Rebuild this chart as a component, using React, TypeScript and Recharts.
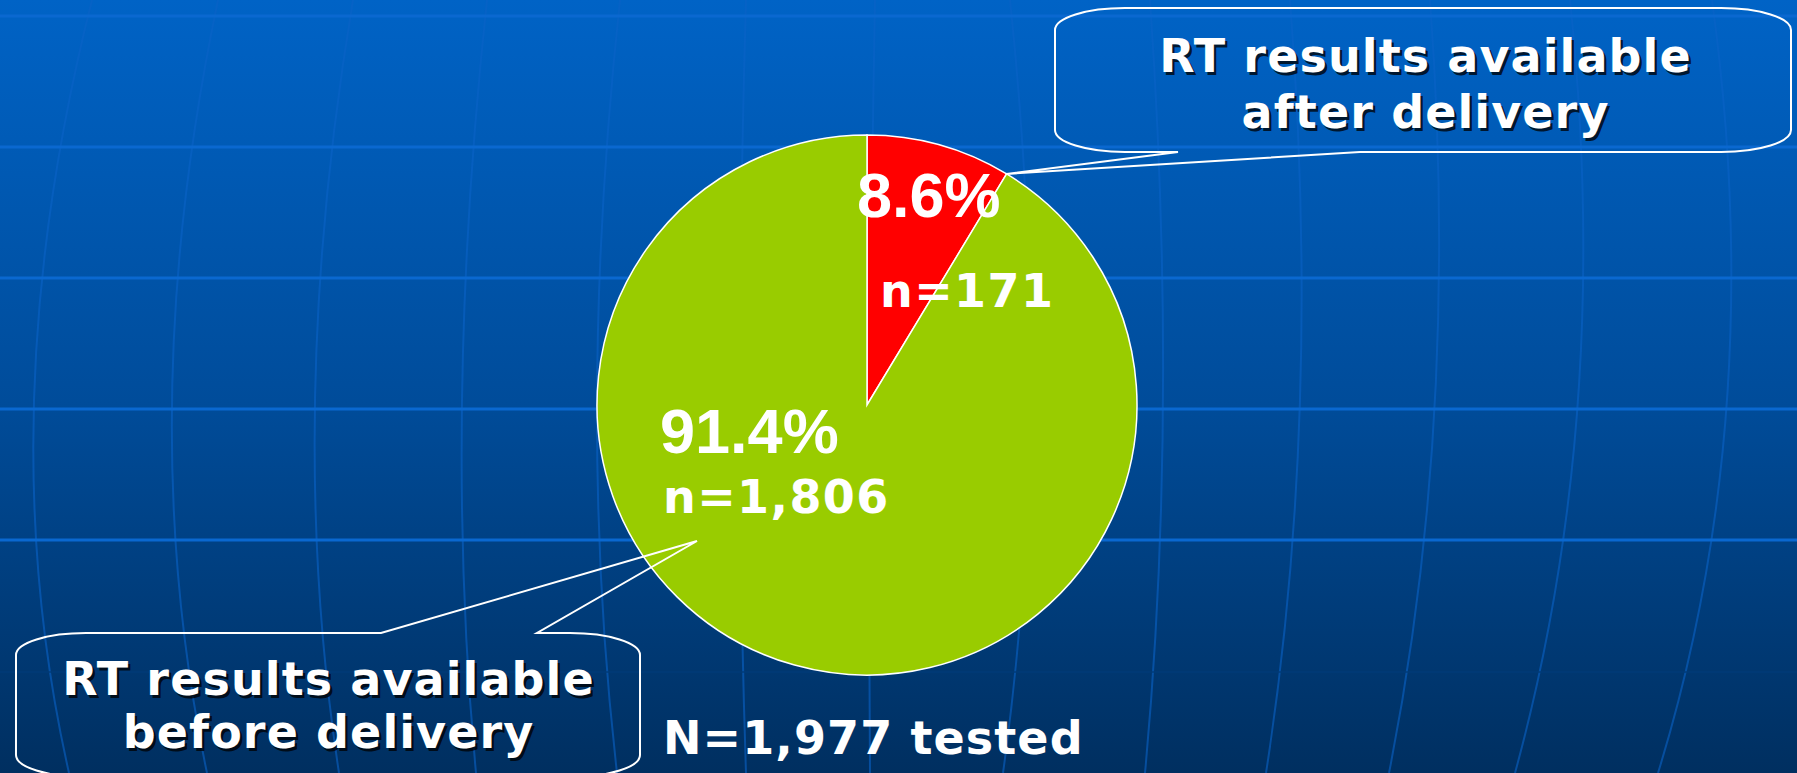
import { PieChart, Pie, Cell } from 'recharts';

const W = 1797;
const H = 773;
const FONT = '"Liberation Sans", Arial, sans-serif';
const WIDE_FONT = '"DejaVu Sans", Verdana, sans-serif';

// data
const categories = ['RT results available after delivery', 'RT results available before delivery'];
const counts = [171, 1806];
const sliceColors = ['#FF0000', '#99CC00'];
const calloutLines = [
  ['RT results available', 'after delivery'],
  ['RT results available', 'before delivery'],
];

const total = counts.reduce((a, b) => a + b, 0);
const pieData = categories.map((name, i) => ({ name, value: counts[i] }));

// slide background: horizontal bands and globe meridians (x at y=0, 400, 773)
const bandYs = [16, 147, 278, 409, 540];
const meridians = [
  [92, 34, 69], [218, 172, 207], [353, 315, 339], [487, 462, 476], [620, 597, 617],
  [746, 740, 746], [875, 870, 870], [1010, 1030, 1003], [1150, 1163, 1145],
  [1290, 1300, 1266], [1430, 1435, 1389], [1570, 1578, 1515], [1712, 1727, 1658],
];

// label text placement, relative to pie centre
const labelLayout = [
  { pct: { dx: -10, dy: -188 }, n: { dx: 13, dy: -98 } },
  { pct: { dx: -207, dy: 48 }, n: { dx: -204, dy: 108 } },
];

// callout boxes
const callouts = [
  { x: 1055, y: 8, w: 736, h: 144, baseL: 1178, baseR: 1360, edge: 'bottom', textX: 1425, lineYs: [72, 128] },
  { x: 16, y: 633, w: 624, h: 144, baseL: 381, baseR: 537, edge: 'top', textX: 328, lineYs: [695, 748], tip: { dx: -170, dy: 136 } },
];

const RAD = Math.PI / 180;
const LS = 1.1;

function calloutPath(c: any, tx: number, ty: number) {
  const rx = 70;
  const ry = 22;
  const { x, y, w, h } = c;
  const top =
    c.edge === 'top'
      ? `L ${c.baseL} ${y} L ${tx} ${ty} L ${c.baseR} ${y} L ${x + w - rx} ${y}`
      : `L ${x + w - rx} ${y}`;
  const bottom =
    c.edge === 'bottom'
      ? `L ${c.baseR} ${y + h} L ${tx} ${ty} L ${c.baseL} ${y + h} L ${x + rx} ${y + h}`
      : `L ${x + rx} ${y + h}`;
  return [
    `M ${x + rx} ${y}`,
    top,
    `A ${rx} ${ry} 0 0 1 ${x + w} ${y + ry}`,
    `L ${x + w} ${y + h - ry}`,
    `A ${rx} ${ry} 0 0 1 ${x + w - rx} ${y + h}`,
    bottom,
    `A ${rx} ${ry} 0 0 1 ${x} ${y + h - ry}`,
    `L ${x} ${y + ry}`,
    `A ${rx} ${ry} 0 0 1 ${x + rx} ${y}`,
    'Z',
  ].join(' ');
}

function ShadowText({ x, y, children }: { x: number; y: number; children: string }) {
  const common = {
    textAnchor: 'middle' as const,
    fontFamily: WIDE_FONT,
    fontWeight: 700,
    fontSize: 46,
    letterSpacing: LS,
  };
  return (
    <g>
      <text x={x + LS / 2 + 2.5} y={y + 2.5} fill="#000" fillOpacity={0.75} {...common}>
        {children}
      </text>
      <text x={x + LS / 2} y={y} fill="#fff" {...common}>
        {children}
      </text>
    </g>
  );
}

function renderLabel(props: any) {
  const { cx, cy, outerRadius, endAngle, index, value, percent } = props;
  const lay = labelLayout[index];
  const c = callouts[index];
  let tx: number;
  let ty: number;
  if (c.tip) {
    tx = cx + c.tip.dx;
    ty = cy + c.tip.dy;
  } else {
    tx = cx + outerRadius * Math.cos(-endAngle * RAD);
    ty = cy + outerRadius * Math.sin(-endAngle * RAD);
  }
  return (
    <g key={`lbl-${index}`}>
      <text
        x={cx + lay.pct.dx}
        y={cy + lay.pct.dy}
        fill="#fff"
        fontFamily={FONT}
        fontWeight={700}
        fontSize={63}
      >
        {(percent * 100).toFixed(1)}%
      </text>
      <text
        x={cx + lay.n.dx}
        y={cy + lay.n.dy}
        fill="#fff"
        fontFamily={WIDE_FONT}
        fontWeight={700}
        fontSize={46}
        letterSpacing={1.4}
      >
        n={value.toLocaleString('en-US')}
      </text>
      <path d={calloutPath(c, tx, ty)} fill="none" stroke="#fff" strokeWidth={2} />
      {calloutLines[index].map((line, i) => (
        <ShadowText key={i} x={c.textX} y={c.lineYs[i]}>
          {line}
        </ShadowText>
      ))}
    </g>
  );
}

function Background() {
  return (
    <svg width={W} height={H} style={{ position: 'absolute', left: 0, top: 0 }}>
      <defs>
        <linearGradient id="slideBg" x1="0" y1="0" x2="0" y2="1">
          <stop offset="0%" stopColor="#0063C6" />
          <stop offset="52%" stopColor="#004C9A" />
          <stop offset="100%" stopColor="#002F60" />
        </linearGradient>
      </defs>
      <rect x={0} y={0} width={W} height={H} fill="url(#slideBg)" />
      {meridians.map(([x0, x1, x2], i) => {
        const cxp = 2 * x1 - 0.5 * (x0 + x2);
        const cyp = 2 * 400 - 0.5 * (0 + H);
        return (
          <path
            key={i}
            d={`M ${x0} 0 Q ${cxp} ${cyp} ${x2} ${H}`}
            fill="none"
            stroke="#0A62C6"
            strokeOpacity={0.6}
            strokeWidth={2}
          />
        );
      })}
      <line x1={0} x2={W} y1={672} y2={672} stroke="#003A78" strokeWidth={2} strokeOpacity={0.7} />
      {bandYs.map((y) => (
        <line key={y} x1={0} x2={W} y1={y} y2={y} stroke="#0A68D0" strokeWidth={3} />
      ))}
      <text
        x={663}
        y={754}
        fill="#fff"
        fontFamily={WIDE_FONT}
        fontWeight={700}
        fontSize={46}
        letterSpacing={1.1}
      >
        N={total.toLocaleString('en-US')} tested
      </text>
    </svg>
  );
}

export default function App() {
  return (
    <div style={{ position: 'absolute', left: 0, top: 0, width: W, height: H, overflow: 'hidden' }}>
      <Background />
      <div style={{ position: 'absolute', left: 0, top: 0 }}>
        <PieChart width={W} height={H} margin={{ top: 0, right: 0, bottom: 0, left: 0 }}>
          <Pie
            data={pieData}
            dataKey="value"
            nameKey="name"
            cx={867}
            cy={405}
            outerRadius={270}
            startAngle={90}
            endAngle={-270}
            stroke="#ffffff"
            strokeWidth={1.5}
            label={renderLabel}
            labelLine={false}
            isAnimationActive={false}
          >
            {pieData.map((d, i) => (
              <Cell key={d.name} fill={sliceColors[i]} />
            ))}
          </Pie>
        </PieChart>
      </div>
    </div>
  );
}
----------------------------------------
What you will do: Copy the data word for word. Pictures do not go in the copy.

Written solution:
Rebuild this chart as a component, using React, TypeScript and Recharts.
import { PieChart, Pie, Cell } from 'recharts';

const W = 1797;
const H = 773;
const FONT = '"Liberation Sans", Arial, sans-serif';
const WIDE_FONT = '"DejaVu Sans", Verdana, sans-serif';

// data
const categories = ['RT results available after delivery', 'RT results available before delivery'];
const counts = [171, 1806];
const sliceColors = ['#FF0000', '#99CC00'];
const calloutLines = [
  ['RT results available', 'after delivery'],
  ['RT results available', 'before delivery'],
];

const total = counts.reduce((a, b) => a + b, 0);
const pieData = categories.map((name, i) => ({ name, value: counts[i] }));

// slide background: horizontal bands and globe meridians (x at y=0, 400, 773)
const bandYs = [16, 147, 278, 409, 540];
const meridians = [
  [92, 34, 69], [218, 172, 207], [353, 315, 339], [487, 462, 476], [620, 597, 617],
  [746, 740, 746], [875, 870, 870], [1010, 1030, 1003], [1150, 1163, 1145],
  [1290, 1300, 1266], [1430, 1435, 1389], [1570, 1578, 1515], [1712, 1727, 1658],
];

// label text placement, relative to pie centre
const labelLayout = [
  { pct: { dx: -10, dy: -188 }, n: { dx: 13, dy: -98 } },
  { pct: { dx: -207, dy: 48 }, n: { dx: -204, dy: 108 } },
];

// callout boxes
const callouts = [
  { x: 1055, y: 8, w: 736, h: 144, baseL: 1178, baseR: 1360, edge: 'bottom', textX: 1425, lineYs: [72, 128] },
  { x: 16, y: 633, w: 624, h: 144, baseL: 381, baseR: 537, edge: 'top', textX: 328, lineYs: [695, 748], tip: { dx: -170, dy: 136 } },
];

const RAD = Math.PI / 180;
const LS = 1.1;

function calloutPath(c: any, tx: number, ty: number) {
  const rx = 70;
  const ry = 22;
  const { x, y, w, h } = c;
  const top =
    c.edge === 'top'
      ? `L ${c.baseL} ${y} L ${tx} ${ty} L ${c.baseR} ${y} L ${x + w - rx} ${y}`
      : `L ${x + w - rx} ${y}`;
  const bottom =
    c.edge === 'bottom'
      ? `L ${c.baseR} ${y + h} L ${tx} ${ty} L ${c.baseL} ${y + h} L ${x + rx} ${y + h}`
      : `L ${x + rx} ${y + h}`;
  return [
    `M ${x + rx} ${y}`,
    top,
    `A ${rx} ${ry} 0 0 1 ${x + w} ${y + ry}`,
    `L ${x + w} ${y + h - ry}`,
    `A ${rx} ${ry} 0 0 1 ${x + w - rx} ${y + h}`,
    bottom,
    `A ${rx} ${ry} 0 0 1 ${x} ${y + h - ry}`,
    `L ${x} ${y + ry}`,
    `A ${rx} ${ry} 0 0 1 ${x + rx} ${y}`,
    'Z',
  ].join(' ');
}

function ShadowText({ x, y, children }: { x: number; y: number; children: string }) {
  const common = {
    textAnchor: 'middle' as const,
    fontFamily: WIDE_FONT,
    fontWeight: 700,
    fontSize: 46,
    letterSpacing: LS,
  };
  return (
    <g>
      <text x={x + LS / 2 + 2.5} y={y + 2.5} fill="#000" fillOpacity={0.75} {...common}>
        {children}
      </text>
      <text x={x + LS / 2} y={y} fill="#fff" {...common}>
        {children}
      </text>
    </g>
  );
}

function renderLabel(props: any) {
  const { cx, cy, outerRadius, endAngle, index, value, percent } = props;
  const lay = labelLayout[index];
  const c = callouts[index];
  let tx: number;
  let ty: number;
  if (c.tip) {
    tx = cx + c.tip.dx;
    ty = cy + c.tip.dy;
  } else {
    tx = cx + outerRadius * Math.cos(-endAngle * RAD);
    ty = cy + outerRadius * Math.sin(-endAngle * RAD);
  }
  return (
    <g key={`lbl-${index}`}>
      <text
        x={cx + lay.pct.dx}
        y={cy + lay.pct.dy}
        fill="#fff"
        fontFamily={FONT}
        fontWeight={700}
        fontSize={63}
      >
        {(percent * 100).toFixed(1)}%
      </text>
      <text
        x={cx + lay.n.dx}
        y={cy + lay.n.dy}
        fill="#fff"
        fontFamily={WIDE_FONT}
        fontWeight={700}
        fontSize={46}
        letterSpacing={1.4}
      >
        n={value.toLocaleString('en-US')}
      </text>
      <path d={calloutPath(c, tx, ty)} fill="none" stroke="#fff" strokeWidth={2} />
      {calloutLines[index].map((line, i) => (
        <ShadowText key={i} x={c.textX} y={c.lineYs[i]}>
          {line}
        </ShadowText>
      ))}
    </g>
  );
}

function Background() {
  return (
    <svg width={W} height={H} style={{ position: 'absolute', left: 0, top: 0 }}>
      <defs>
        <linearGradient id="slideBg" x1="0" y1="0" x2="0" y2="1">
          <stop offset="0%" stopColor="#0063C6" />
          <stop offset="52%" stopColor="#004C9A" />
          <stop offset="100%" stopColor="#002F60" />
        </linearGradient>
      </defs>
      <rect x={0} y={0} width={W} height={H} fill="url(#slideBg)" />
      {meridians.map(([x0, x1, x2], i) => {
        const cxp = 2 * x1 - 0.5 * (x0 + x2);
        const cyp = 2 * 400 - 0.5 * (0 + H);
        return (
          <path
            key={i}
            d={`M ${x0} 0 Q ${cxp} ${cyp} ${x2} ${H}`}
            fill="none"
            stroke="#0A62C6"
            strokeOpacity={0.6}
            strokeWidth={2}
          />
        );
      })}
      <line x1={0} x2={W} y1={672} y2={672} stroke="#003A78" strokeWidth={2} strokeOpacity={0.7} />
      {bandYs.map((y) => (
        <line key={y} x1={0} x2={W} y1={y} y2={y} stroke="#0A68D0" strokeWidth={3} />
      ))}
      <text
        x={663}
        y={754}
        fill="#fff"
        fontFamily={WIDE_FONT}
        fontWeight={700}
        fontSize={46}
        letterSpacing={1.1}
      >
        N={total.toLocaleString('en-US')} tested
      </text>
    </svg>
  );
}

export default function App() {
  return (
    <div style={{ position: 'absolute', left: 0, top: 0, width: W, height: H, overflow: 'hidden' }}>
      <Background />
      <div style={{ position: 'absolute', left: 0, top: 0 }}>
        <PieChart width={W} height={H} margin={{ top: 0, right: 0, bottom: 0, left: 0 }}>
          <Pie
            data={pieData}
            dataKey="value"
            nameKey="name"
            cx={867}
            cy={405}
            outerRadius={270}
            startAngle={90}
            endAngle={-270}
            stroke="#ffffff"
            strokeWidth={1.5}
            label={renderLabel}
            labelLine={false}
            isAnimationActive={false}
          >
            {pieData.map((d, i) => (
              <Cell key={d.name} fill={sliceColors[i]} />
            ))}
          </Pie>
        </PieChart>
      </div>
    </div>
  );
}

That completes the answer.